**Stated exercise**
Copy out every line that contains the word "matplotlib".

**Data**
begin
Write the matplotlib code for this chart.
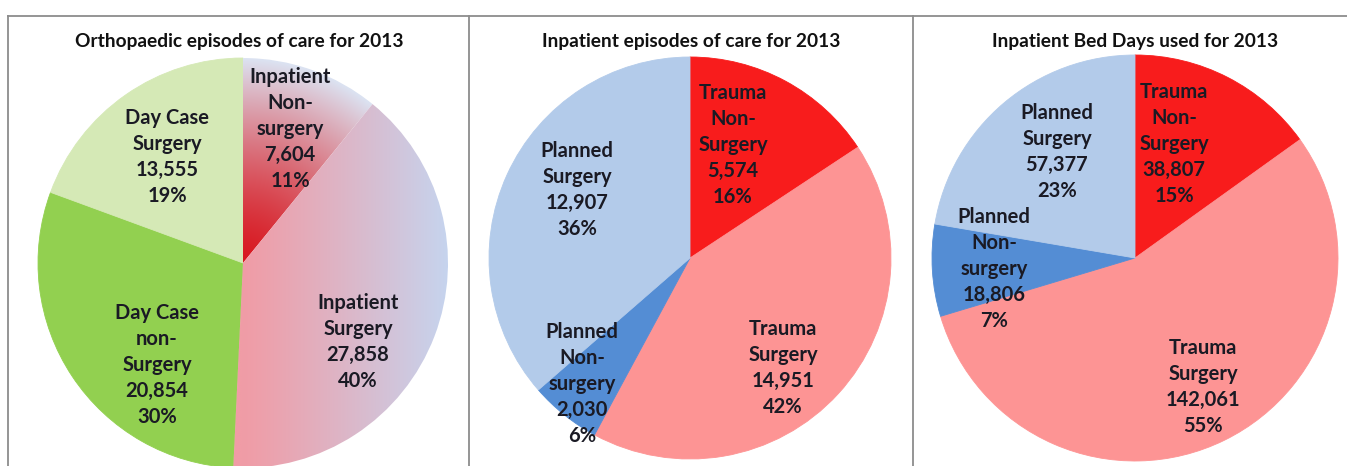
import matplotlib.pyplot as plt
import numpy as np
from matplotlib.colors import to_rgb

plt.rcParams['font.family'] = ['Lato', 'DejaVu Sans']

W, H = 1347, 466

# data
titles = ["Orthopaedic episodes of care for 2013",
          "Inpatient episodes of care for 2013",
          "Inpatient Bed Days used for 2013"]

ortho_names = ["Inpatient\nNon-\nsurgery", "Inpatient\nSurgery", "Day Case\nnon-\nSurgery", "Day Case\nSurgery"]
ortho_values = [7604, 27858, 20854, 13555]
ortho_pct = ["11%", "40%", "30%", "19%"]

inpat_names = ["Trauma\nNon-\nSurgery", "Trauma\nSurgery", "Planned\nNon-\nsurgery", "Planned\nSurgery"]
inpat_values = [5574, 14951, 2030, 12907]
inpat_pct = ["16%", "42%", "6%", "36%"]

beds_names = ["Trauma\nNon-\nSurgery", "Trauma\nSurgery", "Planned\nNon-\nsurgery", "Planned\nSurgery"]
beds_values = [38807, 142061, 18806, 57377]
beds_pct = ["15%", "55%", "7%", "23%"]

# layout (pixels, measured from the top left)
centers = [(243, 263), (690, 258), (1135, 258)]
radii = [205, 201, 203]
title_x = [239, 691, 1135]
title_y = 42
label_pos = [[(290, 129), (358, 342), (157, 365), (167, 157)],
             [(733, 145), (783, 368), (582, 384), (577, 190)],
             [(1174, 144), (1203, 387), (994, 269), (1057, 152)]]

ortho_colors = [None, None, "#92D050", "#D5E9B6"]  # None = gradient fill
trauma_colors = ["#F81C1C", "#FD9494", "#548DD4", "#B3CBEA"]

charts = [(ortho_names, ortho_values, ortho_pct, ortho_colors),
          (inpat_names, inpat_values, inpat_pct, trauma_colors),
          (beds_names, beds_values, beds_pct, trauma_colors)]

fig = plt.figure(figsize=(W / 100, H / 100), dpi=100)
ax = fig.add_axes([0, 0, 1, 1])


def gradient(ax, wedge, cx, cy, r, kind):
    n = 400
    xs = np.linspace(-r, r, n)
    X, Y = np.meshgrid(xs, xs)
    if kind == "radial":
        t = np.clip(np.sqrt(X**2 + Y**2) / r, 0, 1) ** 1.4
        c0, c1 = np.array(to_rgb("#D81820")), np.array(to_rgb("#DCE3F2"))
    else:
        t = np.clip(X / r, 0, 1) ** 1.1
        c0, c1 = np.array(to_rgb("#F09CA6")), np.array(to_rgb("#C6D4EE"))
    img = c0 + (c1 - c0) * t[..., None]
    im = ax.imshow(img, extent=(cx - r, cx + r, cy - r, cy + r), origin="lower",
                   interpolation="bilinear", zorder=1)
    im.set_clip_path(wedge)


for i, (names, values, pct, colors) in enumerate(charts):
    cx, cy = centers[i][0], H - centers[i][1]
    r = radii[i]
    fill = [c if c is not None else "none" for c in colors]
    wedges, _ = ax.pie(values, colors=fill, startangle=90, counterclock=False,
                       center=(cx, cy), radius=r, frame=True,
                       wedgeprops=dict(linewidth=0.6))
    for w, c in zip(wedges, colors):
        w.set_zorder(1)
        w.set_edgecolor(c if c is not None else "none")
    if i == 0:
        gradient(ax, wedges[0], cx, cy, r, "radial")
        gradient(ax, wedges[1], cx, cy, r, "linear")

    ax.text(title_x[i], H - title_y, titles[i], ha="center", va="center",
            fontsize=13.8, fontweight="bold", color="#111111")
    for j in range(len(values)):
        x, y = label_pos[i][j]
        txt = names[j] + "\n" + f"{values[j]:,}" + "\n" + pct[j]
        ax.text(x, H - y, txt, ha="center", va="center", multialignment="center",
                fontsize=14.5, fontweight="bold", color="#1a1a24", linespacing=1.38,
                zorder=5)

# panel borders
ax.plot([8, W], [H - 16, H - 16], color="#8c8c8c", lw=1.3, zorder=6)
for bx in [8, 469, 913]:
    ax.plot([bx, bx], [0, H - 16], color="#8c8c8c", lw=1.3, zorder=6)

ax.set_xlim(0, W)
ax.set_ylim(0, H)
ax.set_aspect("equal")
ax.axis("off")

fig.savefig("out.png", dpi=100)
end
**Expected answer**
Write the matplotlib code for this chart.
import matplotlib.pyplot as plt
from matplotlib.colors import to_rgb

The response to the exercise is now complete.